HARRISBURG (AP) — Widening a Republican rift in the Pennsylvania Legislature, House Republicans unilaterally attacked the state government’s 5-month-old budget stalemate with a spending plan of their own Tuesday, rejecting a bipartisan Senate vote a day earlier on a rival approach endorsed by Democratic Gov. Tom Wolf.
The Republican-controlled House voted 115-86 for a $30.3 billion general appropriations bill, with four Republicans joining every Democrat in voting “no.”
The bill’s passage represented the second time in the past month that a proposed budget deal between Wolf and the Legislature’s Republican majorities has collapsed.
Senate Majority Leader Jake Corman, R-Centre, said the Senate would resend the $30.8 billion budget bill it passed Monday, a spending plan that Wolf has endorsed, but that House Republicans protest as being too expensive.

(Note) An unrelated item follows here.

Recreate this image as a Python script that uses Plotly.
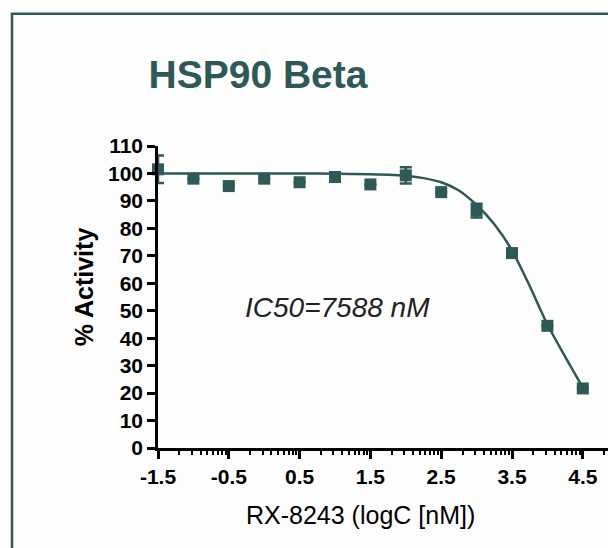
import plotly.graph_objects as go

# ---- data ----
log_conc = [-1.5, -1.0, -0.5, 0.0, 0.5, 1.0, 1.5, 2.0, 2.5, 3.0, 3.5, 4.0, 4.5]
activity = [101.5, 98.1, 95.4, 98.1, 96.8, 98.7, 96.0, 99.3, 93.2, 86.5, 71.0, 44.5, 21.7]
activity_err = [5.0, 0, 0, 0, 0, 0, 0, 3.0, 0, 2.5, 0, 0, 0]

fit_x = [-1.5, -1.0, -0.5, 0.0, 0.5, 1.0, 1.5, 2.0, 2.25, 2.5, 2.75, 3.0, 3.25, 3.5, 3.75, 4.0, 4.25, 4.5]
fit_y = [100.0, 100.0, 100.0, 100.0, 100.0, 99.9, 99.7, 99.2, 98.3, 96.8, 93.8, 88.5, 81.5, 72.0, 59.0, 45.0, 33.3, 22.0]

x_tick_vals = [-1.5, -0.5, 0.5, 1.5, 2.5, 3.5, 4.5]
x_tick_text = ["-1.5", "-0.5", "0.5", "1.5", "2.5", "3.5", "4.5"]
y_tick_vals = [0, 10, 20, 30, 40, 50, 60, 70, 80, 90, 100, 110]

title_text = "HSP90 Beta"
x_title = "RX-8243 (logC [nM])"
y_title = "% Activity"
ic50_text = "IC50=7588 nM"

# minor (log-style) tick offsets within each unit interval
minor_offsets = [0.301, 0.477, 0.602, 0.699, 0.778, 0.845, 0.903, 0.954]
minor_vals = [m + o for m in [-1.5, -0.5, 0.5, 1.5, 2.5, 3.5, 4.5] for o in minor_offsets]

TEAL = "#2d5a56"
FONT = "Liberation Sans, Arial, sans-serif"

# The page body has an 8px margin, so the figure is drawn 8px smaller and all
# reference pixel positions (page coordinates) are shifted by 8px.
OFF = 8
W, H = 616 - OFF, 548 - OFF
PLOT_LEFT, PLOT_TOP, PLOT_BOTTOM = 158, 145.5, 448   # page pixels
L = PLOT_LEFT - OFF
T = PLOT_TOP - OFF
B = H - (PLOT_BOTTOM - OFF)
R = 0
pw = W - L - R
ph = H - T - B

def px_to_paper_x(px):
    return (px - OFF - L) / pw

def px_to_paper_y(py):
    return (H - B - (py - OFF)) / ph

fig = go.Figure()

fig.add_trace(go.Scatter(
    x=fit_x, y=fit_y, mode="lines",
    line=dict(color=TEAL, width=2.5, shape="spline", smoothing=0.6),
    cliponaxis=False, hoverinfo="skip", showlegend=False,
))

fig.add_trace(go.Scatter(
    x=log_conc, y=activity, mode="markers",
    marker=dict(symbol="square", size=12, color=TEAL),
    error_y=dict(type="data", array=activity_err, visible=True,
                 color=TEAL, thickness=2.5, width=6),
    cliponaxis=False, showlegend=False,
))

fig.update_layout(
    width=W, height=H,
    margin=dict(l=L, r=R, t=T, b=B, pad=0),
    paper_bgcolor="#fdfdfd",
    plot_bgcolor="rgba(0,0,0,0)",
    font=dict(family=FONT, color="black"),
    showlegend=False,
    title=dict(
        text="<b>" + title_text + "</b>",
        font=dict(family=FONT, size=39, color=TEAL),
        x=(258 - OFF) / W, xref="container", xanchor="center",
        y=1 - (74 - OFF) / H, yref="container", yanchor="middle",
    ),
    xaxis=dict(
        range=[-1.5, -1.5 + pw / 70.8],
        showgrid=False, zeroline=False,
        showline=True, linecolor="black", linewidth=2.5,
        ticks="outside", ticklen=8, tickwidth=2.5, tickcolor="black",
        tickmode="array", tickvals=x_tick_vals, ticktext=x_tick_text,
        tickfont=dict(family=FONT, size=21, color="black", weight="bold"),
        minor=dict(tickmode="array", tickvals=minor_vals, ticks="outside",
                   ticklen=4, tickwidth=2, tickcolor="black", showgrid=False),
    ),
    yaxis=dict(
        range=[0, 110],
        showgrid=False, zeroline=False,
        showline=True, linecolor="black", linewidth=2.5,
        ticks="outside", ticklen=8, tickwidth=2.5, tickcolor="black",
        tickmode="array", tickvals=y_tick_vals,
        tickfont=dict(family=FONT, size=21, color="black", weight="bold"),
    ),
    annotations=[
        dict(text="<b>" + y_title + "</b>", textangle=-90,
             x=px_to_paper_x(84), y=px_to_paper_y(287), xref="paper", yref="paper",
             xanchor="center", yanchor="middle", showarrow=False,
             font=dict(family=FONT, size=25, color="black")),
        dict(text=x_title,
             x=px_to_paper_x(360), y=px_to_paper_y(515), xref="paper", yref="paper",
             xanchor="center", yanchor="middle", showarrow=False,
             font=dict(family=FONT, size=25, color="black")),
        dict(text="<i>" + ic50_text + "</i>",
             x=px_to_paper_x(337), y=px_to_paper_y(307), xref="paper", yref="paper",
             xanchor="center", yanchor="middle", showarrow=False,
             font=dict(family=FONT, size=28, color="#222222")),
    ],
    shapes=[
        dict(type="rect", xref="paper", yref="paper",
             x0=px_to_paper_x(12), x1=px_to_paper_x(616 + 20),
             y0=px_to_paper_y(548 + 20), y1=px_to_paper_y(13),
             line=dict(color=TEAL, width=2.5), fillcolor="rgba(0,0,0,0)", layer="below"),
    ],
)

fig.write_html("out.html")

A key hang-up for the Senate’s budget bill is the $1.2 billion full-year tax increase that Senate officials say could accompany it as part of the Senate’s deal with Wolf. Senate leaders have not outlined a plan to raise the money.
House Speaker Mike Turzai, R-Allegheny, countered that the Senate would need a two-year, $3 billion tax increase — $2.2 billion in a full year — to pay for its spending plans, and he questioned its political viability in the House.
“I do not see any votes in the House for something like a $3 billion tax increase,” Turzai said.
The House GOP said its spending plan would require a nearly $1 billion revenue package. They would draw most of the money from a $1 per-pack tax increase on cigarettes, new taxes on smokeless tobacco products and electronic cigarettes, and fees and taxes from legalizing Internet-based casino gambling sites and authorizing slot machines at off-track betting parlors.
Wolf, who opposes the House spending bill, has insisted on a tax increase big enough to deliver a record boost in aid to public schools and narrow a long-term budget deficit that has damaged Pennsylvania’s credit rating.
As a trade-off, he has agreed to sign legislation long-sought by Senate Republicans to scale back public pension benefits and by House Republicans to allow private businesses to sell wine outside the state-controlled system.
House and Senate Democratic leaders continue to back Wolf.
The Senate bill delivered $350 million in new aid for public schools, a 6 percent increase; the House Republican bill delivered $150 million. The bill also would deliver less aid than the Senate bill to special education, higher education and human services.
But the House proposal would not harm working people or the state’s economy, House Appropriations Committee Chairman Bill Adolph, R-Delaware, told colleagues during debate.